--- Start ---
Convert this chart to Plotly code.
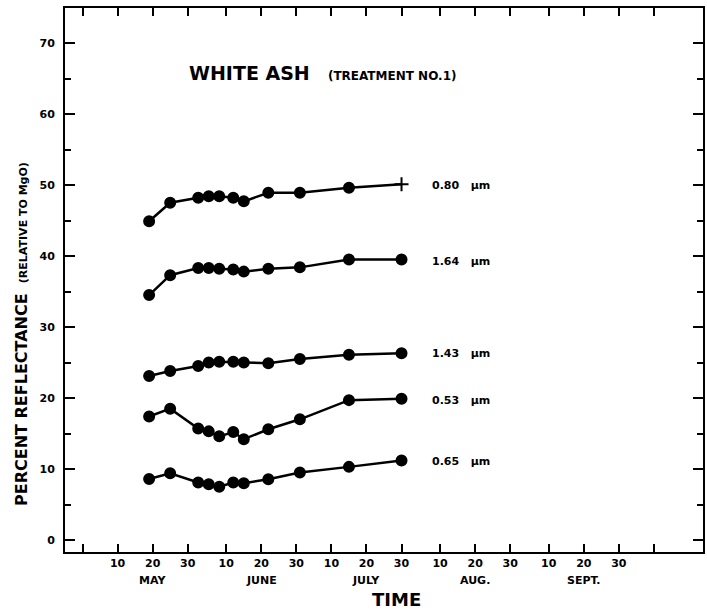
import plotly.graph_objects as go

# ---- data ----
dates = ["2001-05-19", "2001-05-25", "2001-06-02", "2001-06-05", "2001-06-08",
         "2001-06-12", "2001-06-15", "2001-06-22", "2001-07-01", "2001-07-15",
         "2001-07-30"]
r080 = [44.9, 47.5, 48.2, 48.4, 48.4, 48.2, 47.7, 48.9, 48.9, 49.6, 50.1]
r164 = [34.5, 37.3, 38.3, 38.3, 38.2, 38.1, 37.8, 38.2, 38.4, 39.5, 39.5]
r143 = [23.1, 23.8, 24.5, 25.0, 25.1, 25.1, 25.0, 24.9, 25.5, 26.1, 26.3]
r053 = [17.4, 18.5, 15.7, 15.3, 14.6, 15.2, 14.2, 15.6, 17.0, 19.7, 19.9]
r065 = [8.6, 9.4, 8.1, 7.85, 7.5, 8.1, 8.0, 8.55, 9.5, 10.3, 11.2]

series_names = ["0.80 \u00b5m", "1.64 \u00b5m", "1.43 \u00b5m", "0.53 \u00b5m", "0.65 \u00b5m"]
label_y = [50.0, 39.2, 26.2, 19.7, 11.0]
label_x = "2001-08-07"

tick_dates = ["2001-04-30", "2001-05-10", "2001-05-20", "2001-05-30",
              "2001-06-10", "2001-06-20", "2001-06-30",
              "2001-07-10", "2001-07-20", "2001-07-30",
              "2001-08-10", "2001-08-20", "2001-08-30",
              "2001-09-10", "2001-09-20", "2001-09-30", "2001-10-10"]
tick_text = ["", "10", "20", "30", "10", "20", "30", "10", "20", "30",
             "10", "20", "30", "10", "20", "30", ""]
months = ["MAY", "JUNE", "JULY", "AUG.", "SEPT."]
month_pos = ["2001-05-20", "2001-06-20", "2001-07-20", "2001-08-20", "2001-09-20"]
y_ticks = [0, 10, 20, 30, 40, 50, 60, 70]

FONT = "DejaVu Sans"

fig = go.Figure()
all_series = [r080, r164, r143, r053, r065]
for i, ys in enumerate(all_series):
    symbols = ["circle"] * len(ys)
    if i == 0:
        symbols[-1] = "cross-thin"
    fig.add_trace(go.Scatter(
        x=dates, y=ys, mode="lines+markers", opacity=1,
        line=dict(color="#000000", width=2.5),
        marker=dict(symbol=symbols, size=10, opacity=1,
                    color="#000000", line=dict(color="#000000", width=2)),
        showlegend=False, hoverinfo="skip"))

annotations = []
for name, yv in zip(series_names, label_y):
    annotations.append(dict(x=label_x, y=yv, xref="x", yref="y",
                            text="<b>" + name.replace(" ", "&nbsp;&nbsp;&nbsp;") + "</b>",
                            showarrow=False, xanchor="left", yanchor="middle",
                            font=dict(family=FONT, size=11, color="black")))
for m, xp in zip(months, month_pos):
    annotations.append(dict(x=xp, y=0, xref="x", yref="paper", text="<b>" + m + "</b>",
                            showarrow=False, xanchor="center", yanchor="middle", yshift=-28,
                            font=dict(family=FONT, size=11, color="black")))
annotations.append(dict(x=0.519, y=0, xref="paper", yref="paper", text="<b>TIME</b>",
                        showarrow=False, xanchor="center", yanchor="middle", yshift=-47,
                        font=dict(family=FONT, size=18, color="black")))
annotations.append(dict(x=0.1906, y=0.8805, xref="paper", yref="paper",
                        text="<b>WHITE ASH</b>&nbsp;&nbsp;&nbsp;<span style='font-size:12px'><b>(TREATMENT NO.1)</b></span>",
                        showarrow=False, xanchor="left", yanchor="middle",
                        font=dict(family=FONT, size=19, color="black")))
annotations.append(dict(x=-0.068, y=0.40, xref="paper", yref="paper", textangle=-90,
                        text="<b>PERCENT REFLECTANCE</b>&nbsp;&nbsp;<span style='font-size:11px'><b>(RELATIVE TO MgO)</b></span>",
                        showarrow=False, xanchor="center", yanchor="middle",
                        font=dict(family=FONT, size=16, color="black")))

fig.update_layout(
    width=707, height=611,
    margin=dict(l=65, r=2, t=8, b=59),
    paper_bgcolor="white", plot_bgcolor="white",
    annotations=annotations,
    xaxis=dict(type="date", range=["2001-04-25", "2001-10-24"],
               tickmode="array", tickvals=tick_dates,
               ticktext=["<b>%s</b>" % t if t else "" for t in tick_text],
               ticks="inside", ticklen=8, tickwidth=2, tickcolor="black",
               showline=True, linecolor="black", linewidth=2, mirror="ticks",
               showgrid=False, zeroline=False,
               tickfont=dict(family=FONT, size=11, color="black")),
    yaxis=dict(range=[-1.69, 74.93], tickmode="array",
               tickvals=y_ticks,
               ticktext=["<b>%d</b>" % v for v in y_ticks],
               ticks="inside", ticklen=10, tickwidth=2, tickcolor="black",
               minor=dict(dtick=5, tick0=0, ticks="inside", ticklen=6, tickwidth=2, tickcolor="black"),
               showline=True, linecolor="black", linewidth=2, mirror="ticks",
               showgrid=False, zeroline=False, ticklabelstandoff=6,
               tickfont=dict(family=FONT, size=11, color="black")),
)

fig.write_html("out.html")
--- End ---
* WRITTEN REQUEST *
Your task is to reproduce exactly the lines from the start of the data above through the line containing "import plotly.graph_objects as go", leaving every picture out.

* REPLY TO THE EXERCISE *
Convert this chart to Plotly code.
import plotly.graph_objects as go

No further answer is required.